Thursday, August 27, 2015

Era uma vez duas gémeas que celebravam o aniversário em dias diferentes


Era uma vez duas gémeas que celebravam o aniversário em dias diferentes. (Dito assim provoca-me o riso!) Uma no dia de nascimento, outra, por amor, no dia em que foram registadas. De maneiras que arranjavam forma de comemorar a dobrar, comer mais bolo e tagarelar com dois dias de distância. Também era pretexto para repetirem o café na Brasileira, quatro cafés de saco, quatro bolos de arroz e oito cigarrinhos bem partilhados.
Era uma vez duas gémeas que celebravam o aniversário em dias diferentes, com o imperativo para todos nós familiares e amigos de que nos lembrássemos das duas datas, sob pena de amuo e chantagem emocional. Demasiado tarde era porque "eu já tinha nascido há dois dias". Cedo de mais era porque "o que conta é o que está no papel". E, pronto, jogavam assim com a vida e com a idade, mandando no tempo como mais ninguém.
Essa era apenas a primeira das maravilhosas diferenças que as uniam. Uma era sapatos rasos, a outra "pirulitos"; uma cortes curtos e modernos, outra cabelos longos e clássicos, uma saias curtas, outra vestidos compridos. Uma alta, outra pequena. Uma - filhos, chuteiras e emissões de rádio caseiras, outra – filhas, sapatos de ballet e barbies para pentear. 
Juntas…não se podia. Era riso até às lágrimas, às vezes sem quase terem de falar. A "empiscarem" o olho do riso, a quererem construir frases que não saiam abafadas pelos soluços. “Mas de que é que vocês se estão a rir?” Desabavam na gargalhada, sem conseguir explicar. 
Depois era a cumplicidade, a falarem por meias palavras “faz lembrar a outra”, “como daquela vez”, “lembraste do…”… e nós a Leste, sem referentes para seguir o fio à meada. 
E a mais alta sempre a cutucar o braço da irmã com aquelas unhas enormes de felina. “ó mulher chega-te para lá, pára com isso que me magoas, eu estou-te a ouvir”. Mas a mais alta não, nem sempre ouvia, e então a irmã segredava-lhe verdades inconfessáveis, meia aos berros, meia a falar para dentro, uma a abrir muito a boca para se fazer entender, a outra a abrir muito os olhos para entender, e lá se entendiam, profundamente, umas vezes com mais paciência outras com falta dela, muitas vezes com finais de conversa novamente à gargalhada pelos mal-entendidos provocados. 

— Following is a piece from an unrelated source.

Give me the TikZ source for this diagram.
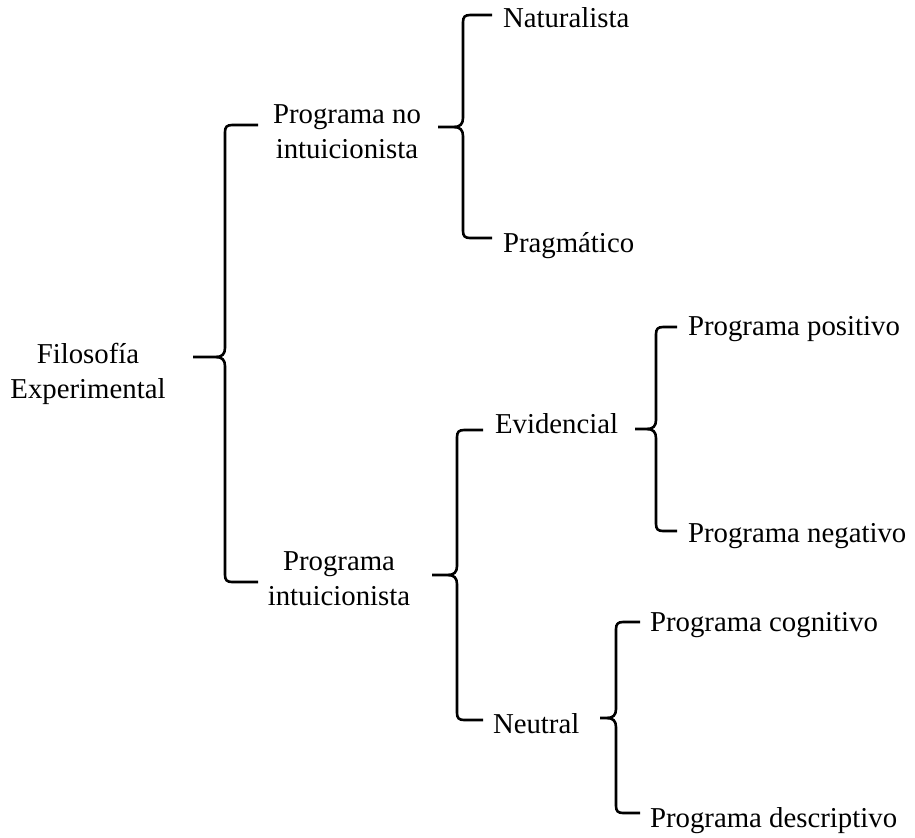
\documentclass[tikz,border=0pt]{standalone}
\usepackage{fontspec}
\setmainfont{Liberation Serif}
\newcommand{\wbrace}[6]{% x, top, mid, bot, tip x, arm x
  \draw[bracestyle] (#6,#2) -- ({#1+7},#2) .. controls ({#1+2},#2) and (#1,{#2+2}) .. (#1,{#2+7})
    -- (#1,{#3-9}) .. controls (#1,{#3-3}) and ({#1-3},#3) .. ({#1-9},#3) -- (#5,#3);
  \draw[bracestyle] (#6,#4) -- ({#1+7},#4) .. controls ({#1+2},#4) and (#1,{#4-2}) .. (#1,{#4-7})
    -- (#1,{#3+9}) .. controls (#1,{#3+3}) and ({#1-3},#3) .. ({#1-9},#3);
}
\begin{document}
\begin{tikzpicture}[x=0.5pt,y=-0.5pt,
  bracestyle/.style={line width=1.3pt,line cap=butt,line join=round,black},
  lbl/.style={inner sep=0pt,outer sep=0pt,font=\fontsize{14.4}{17.5}\selectfont}]
\useasboundingbox (0,0) rectangle (915,837);
% braces
\wbrace{225}{125}{357}{582}{193}{258}
\wbrace{463}{15}{127}{238}{438}{492}
\wbrace{457}{430}{575}{720}{432}{483}
\wbrace{656}{327}{429}{531}{635}{677}
\wbrace{616}{622}{718}{813}{600}{640}
% labels
\node[lbl,anchor=base] (fe) at (88,398) {\setlength{\tabcolsep}{0pt}\begin{tabular}[b]{c}Filosofía\\Experimental\end{tabular}};
\node[lbl,anchor=base] (pni) at (347,158) {\setlength{\tabcolsep}{0pt}\begin{tabular}[b]{c}Programa no\\intuicionista\end{tabular}};
\node[lbl,anchor=base] (pi) at (339,605) {\setlength{\tabcolsep}{0pt}\begin{tabular}[b]{c}Programa\\intuicionista\end{tabular}};
\node[lbl,anchor=base west] (nat) at (503,27) {Naturalista};
\node[lbl,anchor=base west] (prag) at (503,252) {Pragmático};
\node[lbl,anchor=base west] (evid) at (495,433) {Evidencial};
\node[lbl,anchor=base west] (neut) at (493,733) {Neutral};
\node[lbl,anchor=base west] (ppos) at (688,335) {Programa positivo};
\node[lbl,anchor=base west] (pneg) at (688,542) {Programa negativo};
\node[lbl,anchor=base west] (pcog) at (650,631) {Programa cognitivo};
\node[lbl,anchor=base west] (pdes) at (650,827) {Programa descriptivo};
\end{tikzpicture}
\end{document}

De linha e agulhas na mão desfiavam alegrias e tristezas enquanto os filhos brincavam junto ao aquecedor, a ouvir a chuva lá fora. (Chovia mais naquele tempo, não era? Seria para estarmos assim tão quentinhos juntos?) Também das mãos delas: as pantufas de lã colorida (como duendes) que aqueciam os pés pequenos e a marmelada ou geleia para barrar na rosca quentinha.
As gémeas que iam à praça, primeiro a pé, depois – novidade – a carta, o carro, a emoção, a aselhice, o nervoso miudinho. “Ó mulher não me enerves” 
As gémeas que iam à praça, ao cabeleireiro, à peregrinação juntas. E que, juntas, embarcavam em aventuras inenarráveis. Só quem as conhece. O dia da invasão dos aliens. O dia em que se barricaram na Sé de Braga, nada mais nada menos que na Sé de Braga, a catedral, impedindo a entrada dos fiéis, das fervorosas fiéis para a missa matinal... O dia em que, elas próprias, fervorosas fiéis em oração no santuário de Fátima, rompem o silêncio devoto com o palavrão exclamado pela cera a arder!
Era uma vez duas gémeas que não celebravam o aniversário no mesmo dia, teimavam em contrariar-se e se completavam na perfeição. Gémeas por dentro na alegria, na energia, na capacidade de trabalho, na força de viver. A mesma generosidade na ajuda aos outros. O mesmo sentido de humor. A mesma paixão pelos filhos. A mesma GARRA. 
Parabéns gémeas! Hoje e daqui a dois dias, como preferirem. Vocês são modelos de mulher para mim!